**** Provided data
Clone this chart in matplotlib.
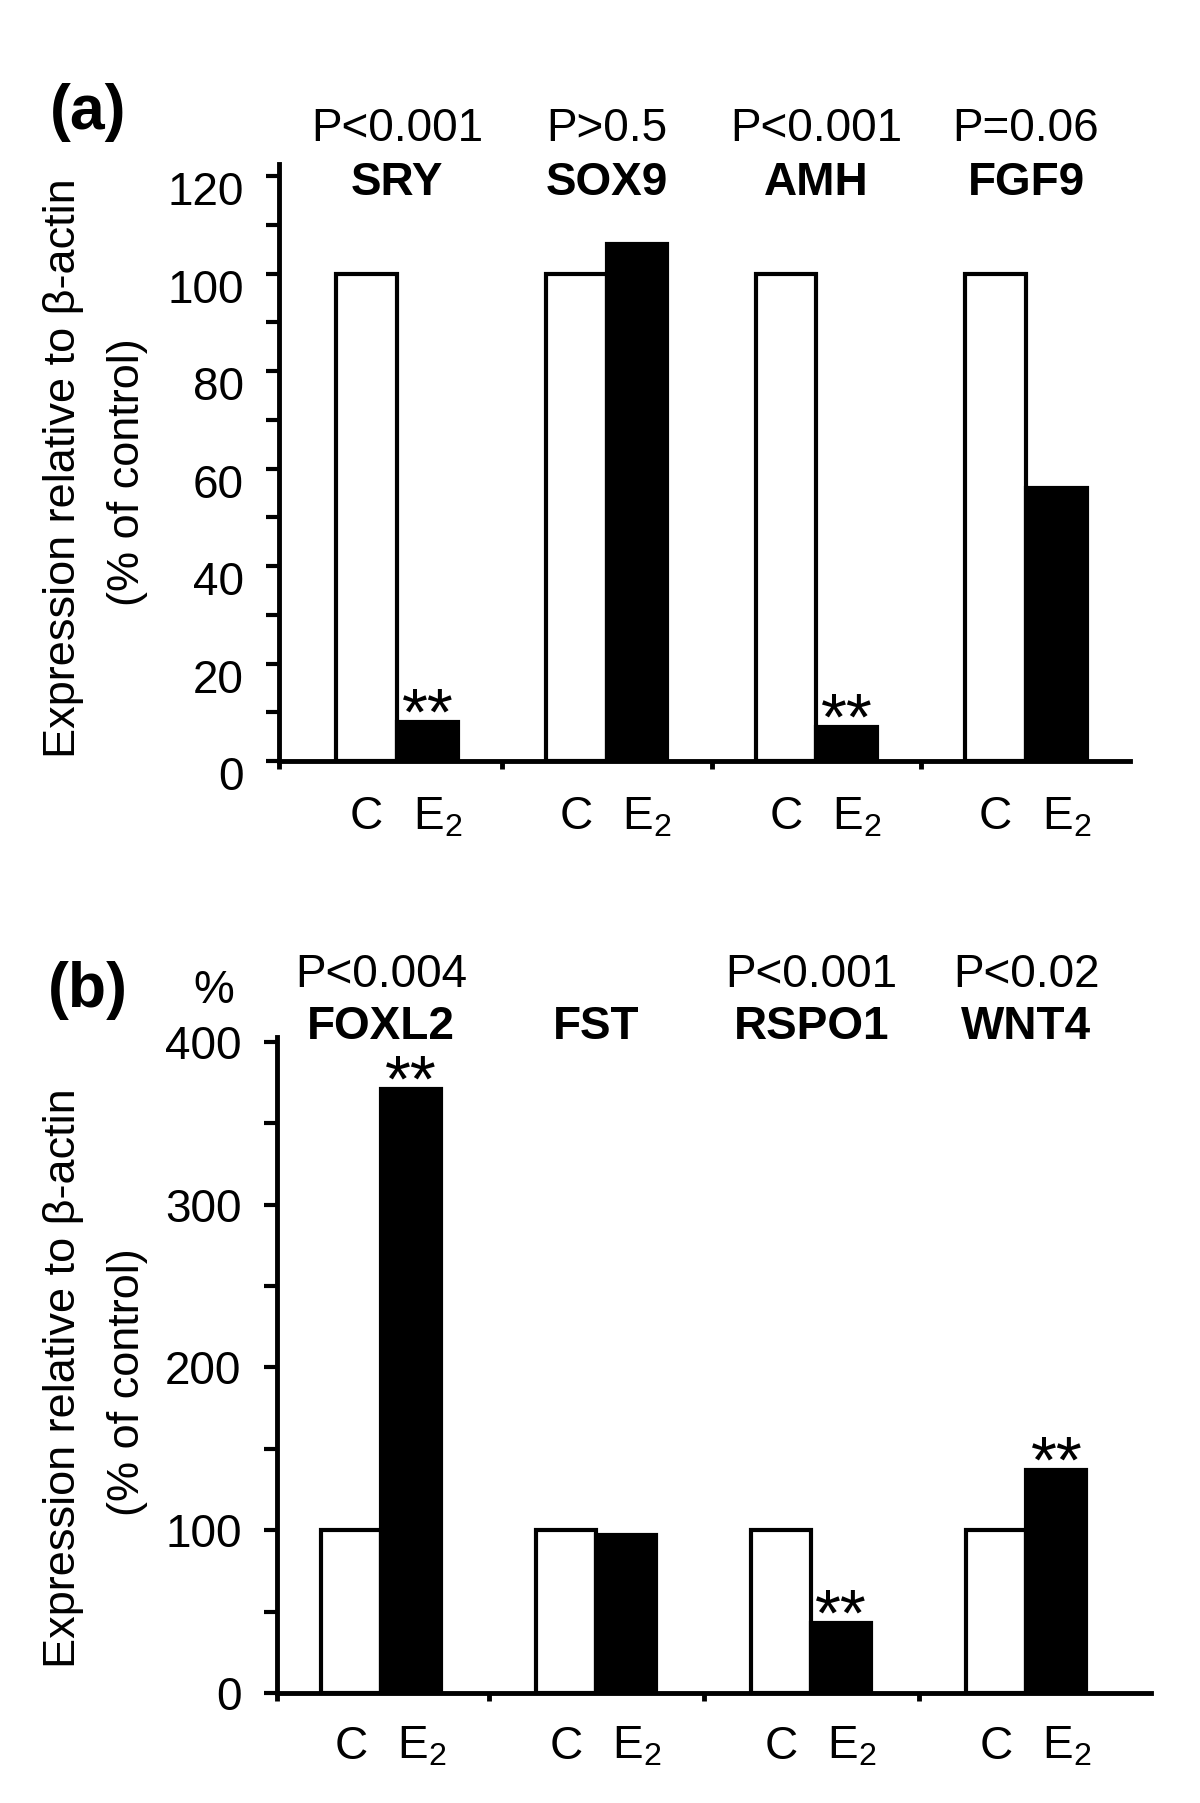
import matplotlib
matplotlib.use("Agg")
import matplotlib.pyplot as plt
from matplotlib import transforms
import numpy as np

plt.rcParams['font.family'] = ['Liberation Sans', 'DejaVu Sans']
plt.rcParams['mathtext.fontset'] = 'custom'
plt.rcParams['mathtext.rm'] = 'Liberation Sans'
plt.rcParams['mathtext.it'] = 'Liberation Sans:italic'
plt.rcParams['mathtext.bf'] = 'Liberation Sans:bold'

# panel (a): male pathway genes
genes_a = ["SRY", "SOX9", "AMH", "FGF9"]
pvals_a = ["P<0.001", "P>0.5", "P<0.001", "P=0.06"]
control_a = [100, 100, 100, 100]
e2_a = [8, 106, 7, 56]
stars_a = [True, False, True, False]
yticks_a = [0, 20, 40, 60, 80, 100, 120]

# panel (b): female pathway genes
genes_b = ["FOXL2", "FST", "RSPO1", "WNT4"]
pvals_b = ["P<0.004", "", "P<0.001", "P<0.02"]
control_b = [100, 100, 100, 100]
e2_b = [371, 97, 43, 137]
stars_b = [True, False, True, True]
yticks_b = [0, 100, 200, 300, 400]

group_labels = ["C", "E$_2$"]

W, H = 1200, 1803
fig = plt.figure(figsize=(W / 100, H / 100), dpi=100)


def fy(px):
    return 1 - px / H


def panel(rect, genes, pvals, ctrl, e2, stars, yticks, yminor, ytop, xlim, w,
          letter, letter_y, p_y, g_y, xl_y, ylab_y, lab_dy):
    ax = fig.add_axes(rect)
    x = np.arange(len(genes))
    ax.bar(x - w / 2, ctrl, w, color="white", edgecolor="black", linewidth=3, zorder=2)
    ax.bar(x + w / 2, e2, w, color="black", edgecolor="black", linewidth=3, zorder=2)

    ax.set_xlim(*xlim)
    ax.set_ylim(0, ytop)
    for s in ["top", "right"]:
        ax.spines[s].set_visible(False)
    for s in ["left", "bottom"]:
        ax.spines[s].set_linewidth(3.5)

    ax.set_xticks([xlim[0], 0.5, 1.5, 2.5])
    ax.set_xticklabels([])
    ax.tick_params(axis="x", which="major", direction="out", length=6, width=3.5)
    ax.set_yticks(yticks)
    ax.set_yticks(yminor, minor=True)
    ax.tick_params(axis="y", which="both", direction="out", length=9.5, width=3, pad=16,
                   labelsize=33)
    if lab_dy:
        off = transforms.ScaledTranslation(0, -lab_dy / 100, fig.dpi_scale_trans)
        for lbl in ax.get_yticklabels():
            lbl.set_transform(lbl.get_transform() + off)

    tr = transforms.blended_transform_factory(ax.transData, fig.transFigure)
    e_shift = tr + transforms.ScaledTranslation(0.10, 0, fig.dpi_scale_trans)
    for i in range(len(genes)):
        ax.text(i, fy(p_y), pvals[i], transform=tr, ha="center", va="baseline", fontsize=33)
        ax.text(i, fy(g_y), genes[i], transform=tr, ha="center", va="baseline",
                fontsize=33, fontweight="bold")
        ax.text(i - w / 2, fy(xl_y), group_labels[0], transform=tr, ha="center",
                va="baseline", fontsize=33)
        ax.text(i + w / 2, fy(xl_y), group_labels[1], transform=e_shift, ha="center",
                va="baseline", fontsize=33)
        if stars[i]:
            ax.annotate("**", (i + w / 2, e2[i]), xytext=(0, -9), textcoords="offset points",
                        ha="center", va="baseline", fontsize=48)

    fig.text(88 / W, fy(letter_y), letter, ha="center", va="center", fontsize=45,
             fontweight="bold")
    fig.text(64 / W, fy(ylab_y), "Expression relative to \u03b2-actin", rotation=90,
             ha="center", va="center", fontsize=32.5)
    fig.text(127 / W, fy(ylab_y + 4), "(% of control)", rotation=90,
             ha="center", va="center", fontsize=32.5)
    return ax


panel([279 / W, fy(761), (1130 - 279) / W, (761 - 164) / H],
      genes_a, pvals_a, control_a, e2_a, stars_a, yticks_a,
      list(range(10, 120, 20)), 122.5, (-0.563, 3.496), 0.29,
      "(a)", 113, 141, 195, 829, 468, 12)

ax_b = panel([277 / W, fy(1693), (1151 - 277) / W, (1693 - 1037) / H],
             genes_b, pvals_b, control_b, e2_b, stars_b, yticks_b,
             list(range(50, 400, 100)), 403, (-0.484, 3.58), 0.28,
             "(b)", 991, 987, 1039, 1759, 1378, 0)
fig.text(214 / W, fy(991), "%", ha="center", va="center", fontsize=33)

fig.savefig("out.png", dpi=100)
********
— Set task —
Reproduce the data above word for word from its first line through the line that holds "ax.spines[s].set_linewidth(3.5)", both ends included; skip pictures.

— Completed exercise —
Clone this chart in matplotlib.
import matplotlib
matplotlib.use("Agg")
import matplotlib.pyplot as plt
from matplotlib import transforms
import numpy as np

plt.rcParams['font.family'] = ['Liberation Sans', 'DejaVu Sans']
plt.rcParams['mathtext.fontset'] = 'custom'
plt.rcParams['mathtext.rm'] = 'Liberation Sans'
plt.rcParams['mathtext.it'] = 'Liberation Sans:italic'
plt.rcParams['mathtext.bf'] = 'Liberation Sans:bold'

# panel (a): male pathway genes
genes_a = ["SRY", "SOX9", "AMH", "FGF9"]
pvals_a = ["P<0.001", "P>0.5", "P<0.001", "P=0.06"]
control_a = [100, 100, 100, 100]
e2_a = [8, 106, 7, 56]
stars_a = [True, False, True, False]
yticks_a = [0, 20, 40, 60, 80, 100, 120]

# panel (b): female pathway genes
genes_b = ["FOXL2", "FST", "RSPO1", "WNT4"]
pvals_b = ["P<0.004", "", "P<0.001", "P<0.02"]
control_b = [100, 100, 100, 100]
e2_b = [371, 97, 43, 137]
stars_b = [True, False, True, True]
yticks_b = [0, 100, 200, 300, 400]

group_labels = ["C", "E$_2$"]

W, H = 1200, 1803
fig = plt.figure(figsize=(W / 100, H / 100), dpi=100)


def fy(px):
    return 1 - px / H


def panel(rect, genes, pvals, ctrl, e2, stars, yticks, yminor, ytop, xlim, w,
          letter, letter_y, p_y, g_y, xl_y, ylab_y, lab_dy):
    ax = fig.add_axes(rect)
    x = np.arange(len(genes))
    ax.bar(x - w / 2, ctrl, w, color="white", edgecolor="black", linewidth=3, zorder=2)
    ax.bar(x + w / 2, e2, w, color="black", edgecolor="black", linewidth=3, zorder=2)

    ax.set_xlim(*xlim)
    ax.set_ylim(0, ytop)
    for s in ["top", "right"]:
        ax.spines[s].set_visible(False)
    for s in ["left", "bottom"]:
        ax.spines[s].set_linewidth(3.5)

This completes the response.